The better question is not, “How much rent can I ask?” The better question is, “What strategy gives this property the best chance to produce steady income after real-world expenses?”
Professional Property Management Is a Cash Flow System
Professional property management does not create magic. It creates structure.
That structure includes rental analysis, listing strategy, tenant screening, lease compliance, move-in documentation, maintenance coordination, owner communication, and accounting discipline.
At Music City Realty, we look at rental property through an investor lens. The goal is not to guess high and hope. The goal is to help owners make informed decisions that protect income and preserve the property.
That approach is especially important across Nashville and Middle Tennessee, where renters compare neighborhoods, commute times, school zones, pet policies, condition, parking, and total monthly cost before they apply.

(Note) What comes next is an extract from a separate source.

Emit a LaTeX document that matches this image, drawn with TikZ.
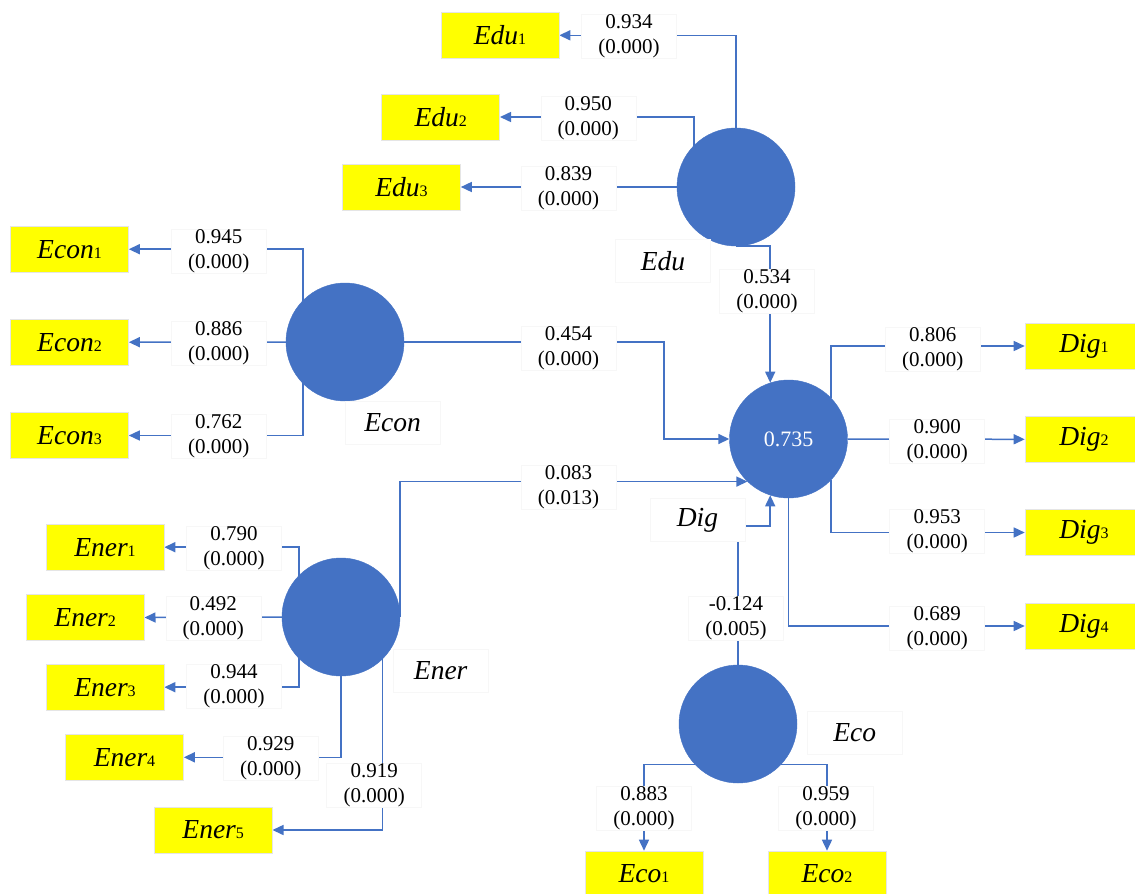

Need Help Turning Rental Income Into a Real Strategy?
If you own a rental property in Nashville, Antioch, East Nashville, Donelson, Hermitage, Bellevue, West Nashville, Madison, North Nashville, Smyrna, La Vergne, or the surrounding Middle Tennessee market, Music City Realty can help you look beyond the rent estimate.
Our team provides rental analysis, leasing strategy, tenant screening, property management, maintenance coordination, and owner communication designed to help your property perform with a real plan.
Before you guess at price, tenant quality, or repairs, request a professional rental review.
Visit www.musiccityrealty.us or contact Ernest Johnson, Broker/Owner of Music City Realty, to discuss your rental property strategy.
Final Thought
Cash flow does not happen by accident.
It happens when owners stop treating rental property like a side hustle and start treating it like an investment business.
The owners who understand that will make better decisions. The owners who ignore it may keep wondering why the numbers looked better on paper than they do in the bank account.
Are you managing your Nashville rental for real cash flow, or are you hoping the property figures it out for you?